Don’t know which is worse and frustrating, waiting for better service, or for that Hors Service… En Transit and finally an overcrowded #105 bus on its way to Vendome metro station.
Anyways, with all the ‘good news’ provincial human ATMs who for various reasons have decided to not join the exodus have received so far this year, as we just shake our heads in desperation and dig deeper… remember: these are austere times.
All we’ll do is grunt, groan, grin and bear the pain of the constant “taxing and gouging…” as someone said recently. But in the end we always accept; we’ve been conditioned to be willing recipients and consumers (of various and increasingly expensive government products and services) seemingly with no recourse.
But here’s the upshot: increased sales tax, Hydro, Gaz Met, whatever you consume, once we’re given the bad news we’re promised “good, even better…” in return. Financial masochists that we are, we just enjoy the pain.

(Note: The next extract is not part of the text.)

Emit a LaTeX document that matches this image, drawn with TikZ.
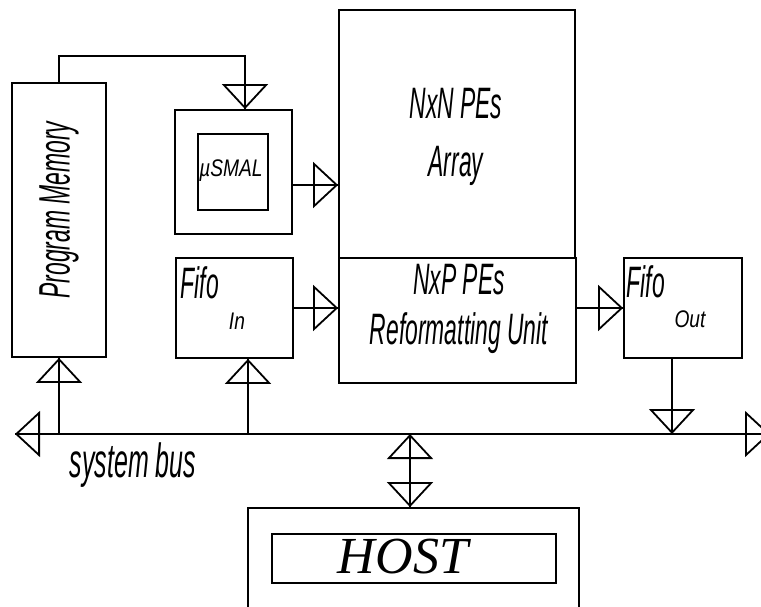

P.S. In keeping with the provincial government’s austerity agenda with a view of balancing the provincial budget, remember a few weeks ago there was an item in the news broaching the idea of a salary increase for MNAs? The amount varied between 14% and 30 %. The story had a one-day expiry date, but don’t think for one minute that it’s dead.
With increases for all the basics of life so far this year, which is just about everything imaginable, politicians (who use their power and positions to do things to make their lives convenient) are buffering themselves. Which is why the seed was planted, but it wasn’t allowed the time to germinate; the powers-that-be quickly figured out that citizens cannot be asked to tighten our belts while politicians are pondering on laying the groundwork to loosen theirs in order to gorge themselves at taxpayers’ expense.
Take heed, if you have any money left, I bet you at some point this year there will be another story that MNAs salaries will be increased, courtesy of taxpayers – the inflation buffer if you will – but certainly not by the numbers mentioned.
So what about us tax-paying, human ATMs, don’t we have domestic budgets to balance, don’t we need an inflation buffer too?